Monday, June 6, 2011

The Jerk Coefficient

I bet I don't have to explain this one.  But just in case:

When I worked for a mining company for a summer in Arizona (I was in grad school and needed summer work), fully half the individuals in the building where I was based were people you would duck into an office to avoid having to pass in a hallway.

Jerk Coefficient: 0.5

When I joined the US Geological Survey, I was impressed that people with BS degrees supervised people with PhD's, and that everyone was helpful to a fault.  "How do I get the plotter to do this?"  "Here, let me show you."

Jerk Coefficient: 0.02

Being a jerk correlates very closely with selfishness. Variants including being pushy, being a manipulator, or just being the wrong end of a small mammal (what my Dad once called my futile attempt to grow a beard on my acne-scarred face).

The Jerk Coefficient can dramatically ramp up when there is stress. When Mount St Helens erupted in 2004 and we were all routinely working 80 - 90 hours weeks, I noticed several different kinds of changes. Some people became grouchy, some people became manic-depressive, some people would shout and yell at others, some people just went home because they were exhausted and uncomfortable in the changed environment. My Administrative Officer was typical of the majority: she was just as quiet and kind and hard-working as at any other time. She didn't change. I was new as a chief scientist at the time, and a wiser and older volcanologist reassured me "It ain't a real eruption unless there's a fist-fight."

Jerk Coefficient: 0.10 (temporarily)


How do you deal with a jerk?  There are really only two ways: avoidance whenever possible, and when it's not possible, then screw up your courage and confront the jerk.  I call this the Sting.  A bully can beat you up because he's bigger, but if every time he beats you he gets stung - he feels pain - he will stop.  Usually, a bully needs the Sting just once.  The surest way you know you are safe is when the bully switches from physical intimidation to an ad hominum attack: foul language directed at you.  You can relax then.  

Good people also change when stressed: office downsizing, a tornado, a divorce (but perhaps there is a Chicken-vs-Egg thing with this one).  Some people are sociopaths, however.  Once there was a guy, passed over for the volcano chief scientist job in favor of me, who then spent the next three years trying to take over the job by subterfuge, taking advantage of the vague position descriptions written into our two jobs.  Speaking behind my back, undercutting me in any way possible, tasking people below me who would assume that the instructions came from me.  You know the type.  I finally had to confront him.  He backed down several times, but wouldn't quit - just tried something new - and I finally had to bring in higher management.  It took months, but I was tasked to re-write the position descriptions, the bully was spanked, and a year later he left the organization, glass-ceilinged.
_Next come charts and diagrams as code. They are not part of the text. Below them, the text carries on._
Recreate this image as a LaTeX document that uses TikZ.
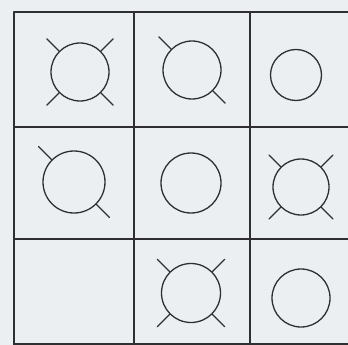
\documentclass[tikz,border=0pt]{standalone}
\usepackage{xcolor}
\usepackage{tikz}
\usetikzlibrary{calc}
\definecolor{pencil}{HTML}{2F2F31}
\definecolor{paper}{HTML}{ECEFF2}
\tikzset{
  gridline/.style={draw=pencil,line width=1.7pt,line cap=round},
  ring/.style={circle,draw=pencil,line width=1.3pt,inner sep=0pt,minimum size=#1},
  ring/.default=58pt,
  tick/.style={draw=pencil,line width=1.3pt,line cap=round},
}

\begin{document}
\begin{tikzpicture}[x=1pt,y=-1pt]
  \fill[paper] (0,0) rectangle (348,345);
  \useasboundingbox (0,0) rectangle (348,345);
  % grid
  \foreach \y in {12,127,239,344}{\draw[gridline] (14,\y) -- (348,\y);}
  \foreach \x in {14,134,250}{\draw[gridline] (\x,12) -- (\x,345);}
  % circles, row by row
  \foreach \name/\x/\y/\d in {a/80/72/58, b/192/70/58, c/296/75/51,
                              d/74/182/62, e/191/183/60, f/301/187/56,
                              h/191/293/59, i/301/298/58}{
     \node[ring=\d pt] (\name) at (\x,\y) {};
  }
  % ticks on the border
  \foreach \c/\a in {a/45,a/135,a/225,a/315, b/135,b/315, d/135,d/315,
                     f/45,f/135,f/225,f/315, h/45,h/135,h/225,h/315}{
     \draw[tick] (\c.\a) -- ($(\c.center)!1.58!(\c.\a)$);
  }
\end{tikzpicture}
\end{document}
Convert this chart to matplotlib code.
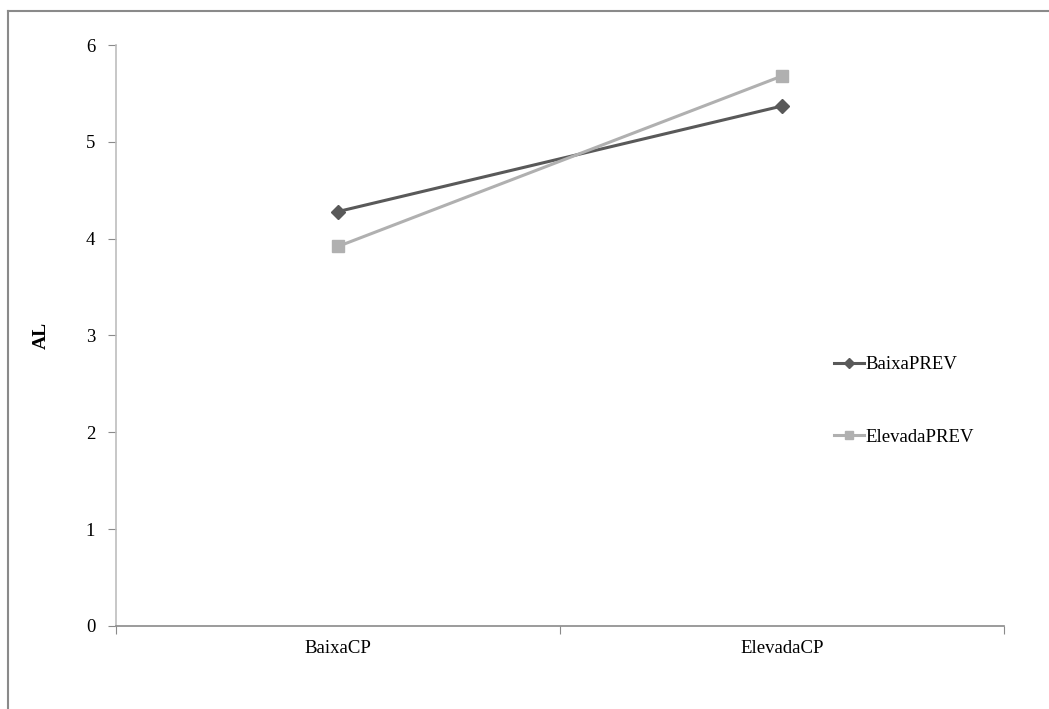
import matplotlib
matplotlib.use("Agg")
import matplotlib.pyplot as plt
from matplotlib.lines import Line2D

categories = ["BaixaCP", "ElevadaCP"]
baixa_prev = [4.28, 5.37]
elevada_prev = [3.92, 5.68]
y_ticks = [0, 1, 2, 3, 4, 5, 6]

plt.rcParams['font.family'] = ['Liberation Serif', 'DejaVu Serif']

fig = plt.figure(figsize=(10.49, 7.09), dpi=100)
ax = fig.add_axes([0.1106, 0.1171, 0.8465, 0.8194])

# outer frame (only top/left visible in the original crop)
fig.add_artist(Line2D([8 / 1049, 8 / 1049], [0, 1 - 11 / 709], transform=fig.transFigure,
                      color='#8a8a8a', lw=1.5))
fig.add_artist(Line2D([8 / 1049, 1], [1 - 11 / 709, 1 - 11 / 709], transform=fig.transFigure,
                      color='#8a8a8a', lw=1.5))

x = list(range(len(categories)))
ax.plot(x, baixa_prev, color='#595959', lw=2.2, marker='D', markersize=7, label='BaixaPREV')
ax.plot(x, elevada_prev, color='#b0b0b0', lw=2.2, marker='s', markersize=8, label='ElevadaPREV')

ax.set_xlim(-0.5, 1.5)
ax.set_ylim(0, 6)
ax.set_yticks(y_ticks)
ax.set_xticks([-0.5, 0.5, 1.5])
ax.set_xticklabels([])
ax.set_xticks(x, minor=True)
ax.set_xticklabels(categories, minor=True)
ax.tick_params(axis='x', which='major', length=6, color='#8a8a8a', direction='out')
ax.tick_params(axis='x', which='minor', length=0, pad=10, labelsize=13.5)
ax.tick_params(axis='y', length=6, color='#8a8a8a', direction='out', pad=9, labelsize=13.5)

for side in ['top', 'right']:
    ax.spines[side].set_visible(False)
ax.spines['left'].set_color('#bdbdbd')
ax.spines['bottom'].set_color('#8a8a8a')
ax.spines['left'].set_linewidth(1.2)
ax.spines['bottom'].set_linewidth(1.2)

ax.set_ylabel('AL', fontweight='bold', fontsize=14)
ax.yaxis.set_label_coords(-0.074, 0.5)

leg = ax.legend(loc='center left', bbox_to_anchor=(0.79, 0.387), frameon=False,
                fontsize=13.5, labelspacing=2.95, handlelength=1.6, handletextpad=0.05,
                markerscale=0.7)

fig.savefig('out.png', dpi=100)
Afterwards I was amazed at how many people had really, really angry words about him... and only then did I realize that I wasn't the only one he had beaten up on.  I was just the last one.

I am sure that I became a less pleasant person during that stressful time, though I really tried hard to be kind and patient with everyone, especially the humbler people on the staff.  When one of those quiet, hard-working, but underpaid people was dying of cancer, I would take turns with many others in the office and stay at his house overnight.  We would do this in case he started choking, to help him take his meds, to walk with him.  He opened up with me then like he never had before - I've notice there is a shyness in many people when around Authority - and he told me how much he appreciated me as his bosses' boss.  He thanked me for being the first person in 20 years who had made the effort to increase his humble grade 7 to a grade 11.  I had done this out of a sense of honesty: he was doing the work that later took three people to handle.  On those long walks together, Dave shared things with me about his time as a LURP squad leader in Vietnam - things that just blew my mind.  My respect for him as a smart, kind, hard-working person, already high, went stratospheric.  I took copious notes - which I re-read every anniversary of his death in August.

You will be happier in life if you always look for the quiet, humble person - seek them out, listen to them, help them... and be enriched.

This is how you can lower the Jerk Coefficient.  Does this sound familiar?